Le parti exige plus de transparence dans les montants alloués

Le MCG a déposé une initiative visant à renégocier l’accord franco-suisse de 1973 sur la CFG qui compense le manque à gagner des communes de France voisine, les frontaliers étant imposés à la source, à Genève en l’occurrence. A hauteur de 3,5% sur la masse salariale totale, cette CFG est versée aux départements de Haute-Savoie (77%) et de l’Ain (23%), qui la redistribuent pour plus de la moitié aux communes. La part départementale finance de gros projets liés essentiellement à la mobilité. En 2015, les deux départements ont reçu 257 millions d’euros. «Stop au cadeau royal à la France!» clame le MCG. Qui évoque le manque de transparence des montants alloués. «Nous savons par exemple que de l’argent genevois est allé à un club de boulistes à Culoz, dans le fin fond de l’Ain», avance François Baertschi, secrétaire général du MCG. «Une hérésie», selon Michel Charrat, président du Groupement transfrontalier européen, qui juge que «le MCG a allumé une mèche et que ça risque de lui péter dans le dos». «L’accord de 1973 est avant tout favorable à Genève car lorsque 270 millions de francs vont en France voisine, plus de 500 remplissent les caisses genevoises. En remettant en cause l’accord de 1973, on se tournerait vers celui de 1983, qui s’applique aux autres cantons comme le Valais, Vaud, Neuchâtel ou le Jura, et Genève perdrait 267 millions de francs comme l’ont récemment affirmé les autorités genevoises.»

Christian Dupessey, maire d’Annemasse, ville qui recense 9500 frontaliers et perçoit près de 10 millions d’euros au titre de la rétrocession, juge qu’une remise en question de l’accord de 1973 pousserait une partie des 30 000 Suisses installés en France voisine à repartir sur Genève. «Ces fonds aident fortement à l’ouverture de nouvelles classes. Où pourraient-ils alors scolariser leurs enfants? Notre politique commune vise à une prospérité pour tous, celle du MCG mènerait à l’appauvrissement général», argue l’édile.

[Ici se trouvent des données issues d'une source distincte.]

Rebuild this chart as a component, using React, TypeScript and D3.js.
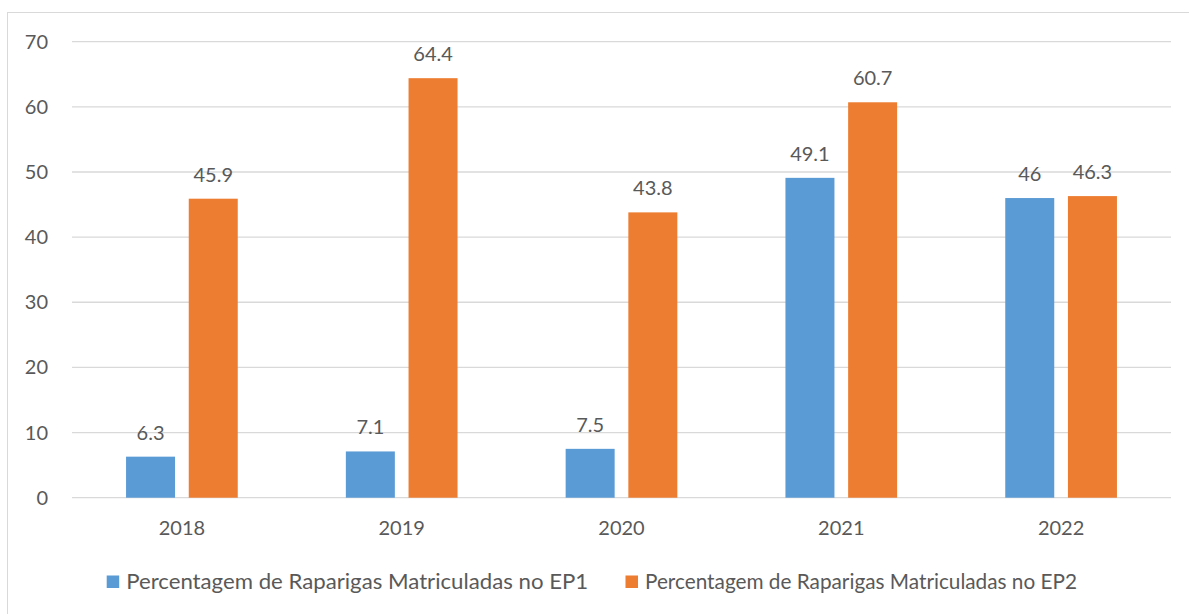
import React from 'react';
import * as d3 from 'd3';

const years = ['2018', '2019', '2020', '2021', '2022'];
const ep1 = [6.3, 7.1, 7.5, 49.1, 46];
const ep2 = [45.9, 64.4, 43.8, 60.7, 46.3];
const seriesNames = [
  'Percentagem de Raparigas Matriculadas no EP1',
  'Percentagem de Raparigas Matriculadas no EP2',
];
const yTicks = [0, 10, 20, 30, 40, 50, 60, 70];

const colors = ['#5B9BD5', '#ED7D31'];
const textColor = '#595959';
const font = 'Lato, "Open Sans", sans-serif';

const App = () => {
  const width = 1189;
  const height = 614;
  const left = 72;
  const right = 1171;
  const top = 41.7;
  const bottom = 497.7;

  const x = d3.scaleBand().domain(years).range([left, right]).paddingInner(0).paddingOuter(0);
  const y = d3.scaleLinear().domain([0, 70]).range([bottom, top]);

  const barW = 49;
  const gap = 13.7;

  const series = [ep1, ep2];

  return (
    <svg width={width} height={height} style={{ position: 'absolute', left: 0, top: 0 }}>
      <rect x={7.5} y={12.5} width={1200} height={700} fill="#fff" stroke="#D9D9D9" strokeWidth={1} />
      {yTicks.map(t => (
        <g key={t}>
          <line x1={left} x2={right} y1={y(t)} y2={y(t)} stroke="#D9D9D9" strokeWidth={1.3} />
          <text x={48} y={y(t)} dy="0.35em" textAnchor="end" fontFamily={font} fontSize={20} fill={textColor}>
            {t}
          </text>
        </g>
      ))}
      {years.map((yr, i) => {
        const c = (x(yr) as number) + x.bandwidth() / 2;
        return (
          <g key={yr}>
            {series.map((s, k) => {
              const bx = k === 0 ? c - gap / 2 - barW : c + gap / 2;
              return (
                <g key={k}>
                  <rect x={bx} y={y(s[i])} width={barW} height={bottom - y(s[i])} fill={colors[k]} />
                  <text
                    x={bx + barW / 2}
                    y={y(s[i]) - 17}
                    textAnchor="middle"
                    fontFamily={font}
                    fontSize={20}
                    fill={textColor}
                  >
                    {s[i]}
                  </text>
                </g>
              );
            })}
            <text x={c} y={528} dy="0.35em" textAnchor="middle" fontFamily={font} fontSize={20} fill={textColor}>
              {yr}
            </text>
          </g>
        );
      })}
      {seriesNames.map((name, k) => {
        const lx = k === 0 ? 106.7 : 625.5;
        return (
          <g key={name}>
            <rect x={lx} y={575.5} width={12.5} height={12.5} fill={colors[k]} />
            <text
              x={lx + 19.5}
              y={582}
              dy="0.35em"
              fontFamily={font}
              fontSize={21}
              fill={textColor}
              textLength={k === 0 ? 462 : 432}
              lengthAdjust="spacingAndGlyphs"
            >
              {name}
            </text>
          </g>
        );
      })}
    </svg>
  );
};

export default App;
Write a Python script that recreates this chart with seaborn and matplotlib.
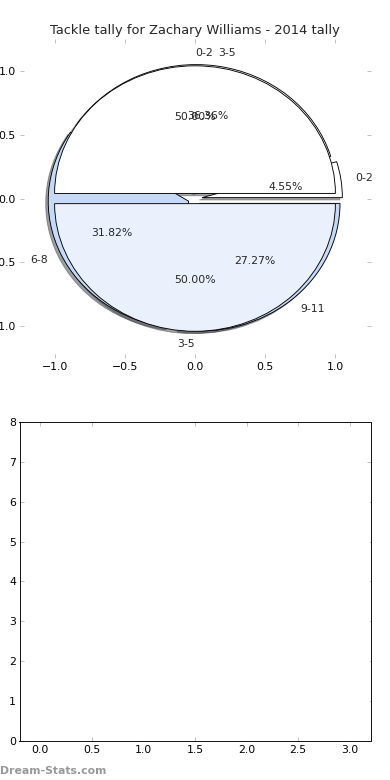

Des défenseurs de l'accord de 1973

Gabriel Doublet, maire de Saint-Cergues (850 frontaliers, 1 million d’euros de CFG), pense que le MCG, «parti en fin de cycle», est allé «au bout de la démagogie». «Ecole, salle des fêtes, bibliothèque, voilà où va l’argent pour le bien de tous. Le MCG joue contre Genève et dans ce contexte nous avons apprécié la prise de position de François Longchamp.» Le président du Conseil d’Etat a expliqué à la Tribune de Genève que le canton se tirerait une balle dans le pied si l’accord de 1973 était dénoncé et celui de 1983 appliqué. «L’argent ne serait plus utilisé localement, les sommes iraient à Paris, qui en ferait ce qu’il veut, au détriment des territoires de la proche frontière», a-t-il précisé. De son côté, Antoine Vielliard, maire de Saint-Julien-en-Genevois, se dit certain que l’initiative du MCG, si elle allait jusqu’au bout, serait adoptée par le peuple genevois «comme fut adopté le non-financement par Genève des parkings P + R en France voisine». «La classe politique genevoise porte dans son ensemble une responsabilité, en ayant laissé plus ou moins entendre que ces fonds ne servaient à rien sinon à construire des ronds-points ou ravaler les façades des mairies. Le MCG n’a fait que reprendre l’idée ambiante», accuse-t-il. Il prône un énorme travail d’explication auprès du public.